HBO’s Westworld ended its second season Sunday with plenty of unsolved plot mysteries, lots of social-media debate over its creative choices … and an unmistakably smaller audience than it had in season one. As measured by Nielsen, Westworld’s linear audience (including those who watched via DVR within three days of the Sunday premieres) averaged around 2.4 million viewers this spring, down 16 percent from a similar measurement period in fall 2016. Even when streaming and video-on-demand audiences are tallied, the series appears on track to experience a similar decline: HBO estimates the cumulative audience for this season is right around 10 million viewers, down from 12 million in 2016. Given the difficult environment facing all traditional TV networks right now, that sort of sophomore slump is relatively mild. But while there’s no reason for HBO execs to panic over these numbers, season two of Westworld has not been an unqualified triumph, either.
The biggest problem for HBO is that, from the start, Westworld has been haunted by the ghost of expectations. That’s partially because of its big price tag (a reported $100 million for season one) and auspices (Star Wars overlord J.J. Abrams is an executive producer), but also because the show had a somewhat rocky three-year path from script to screen. HBO had to shut down production of season one for two months to give producers more time to figure the show out, and a planned 2015 start date had to be pushed back a year. In 2016, all of that ended up not mattering much, and maybe even played to the show’s advantage: Compared to the crisis narrative that had built up around Westworld before it premiered, season one was very much an unqualified success. Ratings were strong and grew week-to-week; critics were mostly positive; online chatter was intense and enthusiastic. “The nice thing about Westworld is, it’s a broad-based hit,” HBO Entertainment president Casey Bloys told Vulture not long after season one ended.
There’s nothing in the numbers to suggest Westworld still isn’t a big hit. Ten million cumulative viewers is a very good — even great — number for a premium cable network such as HBO, which has already ordered a third season, and the show’s linear numbers have consistently put it among the top-three scripted shows on all of cable most weeks of its spring run. Same-day ratings have also been fairly consistent, averaging over 1.5 million viewers most Sundays, including 1.6 million for this week’s finale. But once again, Westworld has a bit of an expectations problem. That production budget, while not outrageous in the era of Netflix and Amazon sinking hundreds of millions into shows, sets a higher bar for ratings success, both internally and externally. It’s also one of the reasons why — fairly or not — entertainment journalists have been mentioning Game of Thrones and Westworld in the same breath almost from the moment HBO began developing the latter series. The fact that Westworld grew its audience a bit over the course of season one led to more linkage, with some speculating it would follow in the footsteps of GOT (or Breaking Bad or This Is Us) and add viewers in season two as well. Warner Bros. CEO Kevin Tsujihara didn’t do anything to lower expectations when he compared the two shows back in 2016. “If you look at the viewer data on Westworld, its first-year viewing on all platforms is greater than Game of Thrones,” Tsujihara told a media conference at the time.

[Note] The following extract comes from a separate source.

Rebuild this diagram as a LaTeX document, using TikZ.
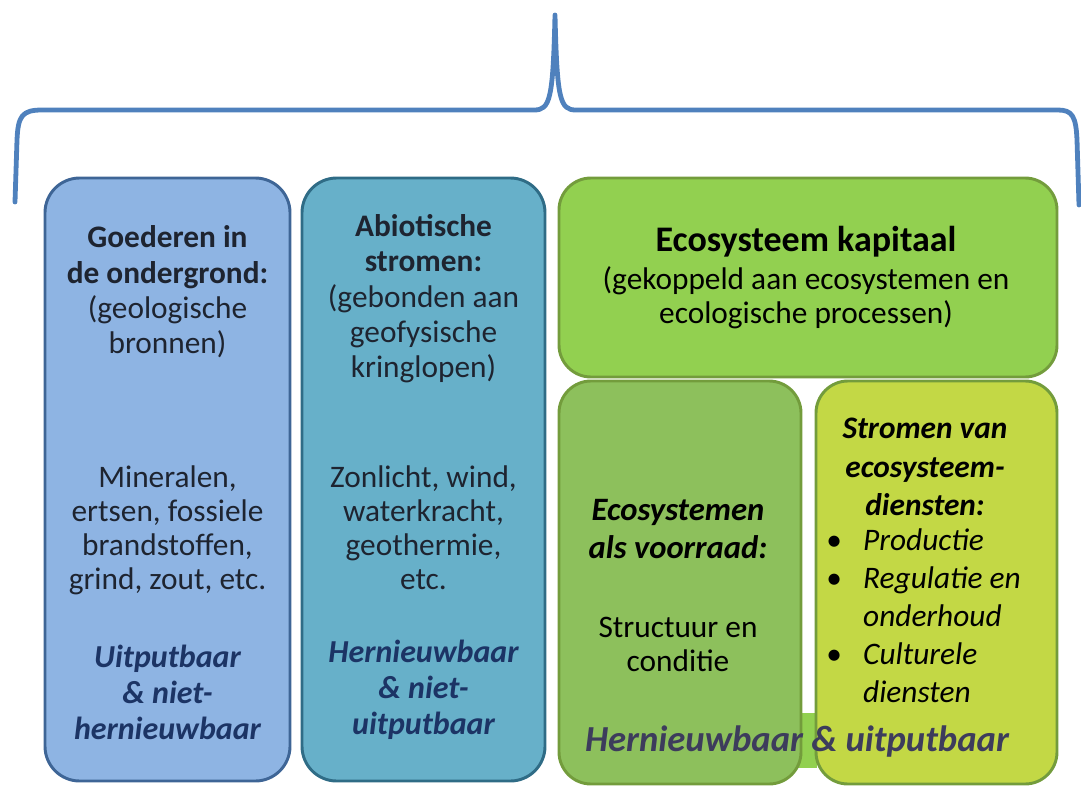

While Tsujihara was quick to caution he was “not saying it’s going to be Game of Thrones,” his comments raised the stakes for Westworld, suggesting HBO’s parent company harbored some secret hope the series would add audience between seasons the way GOT did. Now that Westworld will end up with lower ratings than its first season, it’s hard to see that happening. Also not helpful to the cause of recruiting new audiences: Some critics and fans have become more vocal in expressing their frustration over the show’s super-complicated storytelling experience. With GOT and Breaking Bad, the pop-culture narrative in early seasons almost universally sent the signal to holdouts that these were can’t-miss shows. With Westworld, it’s hard to miss the critical and social chatter among some skeptics wondering if the story line will ever become less confusing.
Still, it’s probably a good thing if folks stop thinking of Westworld as some sort of post-GOT messiah for HBO and simply accept it as another strong — if very expensive — cog in the network’s production machine. As Abrams cautioned just before the show premiered, “Game of Thrones is a phenomenon that can’t be matched, so I think we need to stop comparing it and just say that it’s another series on an extraordinary network.” This is not to say Westworld is guaranteed to run another five seasons and end up in the pantheon of Great HBO Dramas. But for now, things look fine for Westworld. The show fills a very important niche for HBO, helping it attract and retain younger audiences interested in supernatural worlds (see also: the upcoming Damon Lindelof–crafted adaptation of Watchmen). People talk about the series with a level of intensity not matched by shows such as Silicon Valley or the just-launched Succession. Plus, with multiple Game of Thrones spinoffs in development, it seems clear that HBO is already doing all it can to prepare for Nielsen winter. It doesn’t need any fancy robots to save the day.